I have faced situations where an application was tested in test environment, no issues found in UAT environment but when the application was released in Prod, there were some serious issues. When the Root Cause Analysis was done; it was found that when application was tested in QA or UAT; it wasn't receiving data from one of the applications, so integration was never tested. But in prod; the application started receiving data and BOOM. The problem as I see it was the communication gap between teams involved

An environment where the dataset and user base are similar to that is supposed be there in Prod.
An application broke in Prod because the data files it used to receive in Test environment were of size few KBs but once in Prod it had to receive files of size of MBs and it couldn’t handle the load. Kedar Kulkarni, a friend whose expertise is in Performance Testing, would agree to this.

In general, a test environment is shared by many applications so timely availability to different teams becomes an issue. In such cases, environment management becomes an issue. And it’s an irony that people, who want their prod environment healthy, don’t pay enough attention to their test environment which can be disastrous.  

Can a better Test Environment Save the Prod Environment?
My friend Parthiban disagreed with my comment as mentioned in the beginning of the post.  His idea is to have a stable test environment and then mirror the same to prod.
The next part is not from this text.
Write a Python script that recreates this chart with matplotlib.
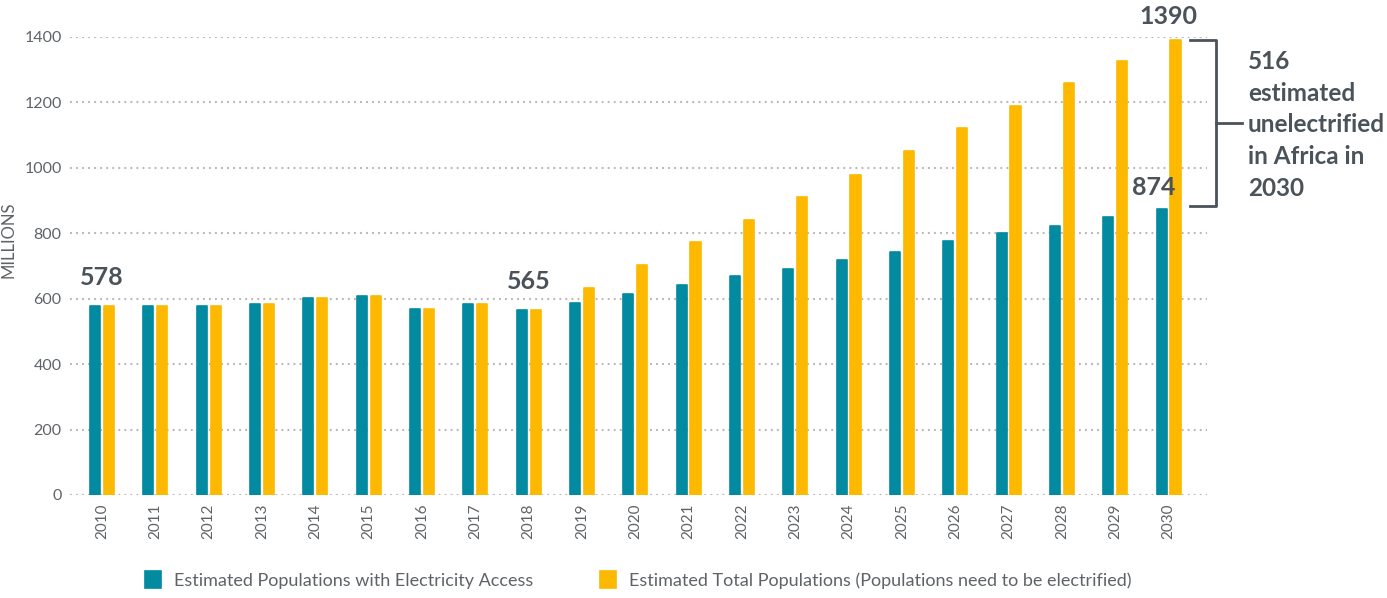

Initially I didn’t like or probably understood this thought. Let’s evaluate;
If we can have all the interdependent applications stabilized in the test environment in terms of data dependency, data flow and data size than yes we can mirror it to Prod. If we can remove the problem of communication which is generally a result of ego clashes, yes we can.

I would request readers to share their views on the same and let's learn from each other’s experiences.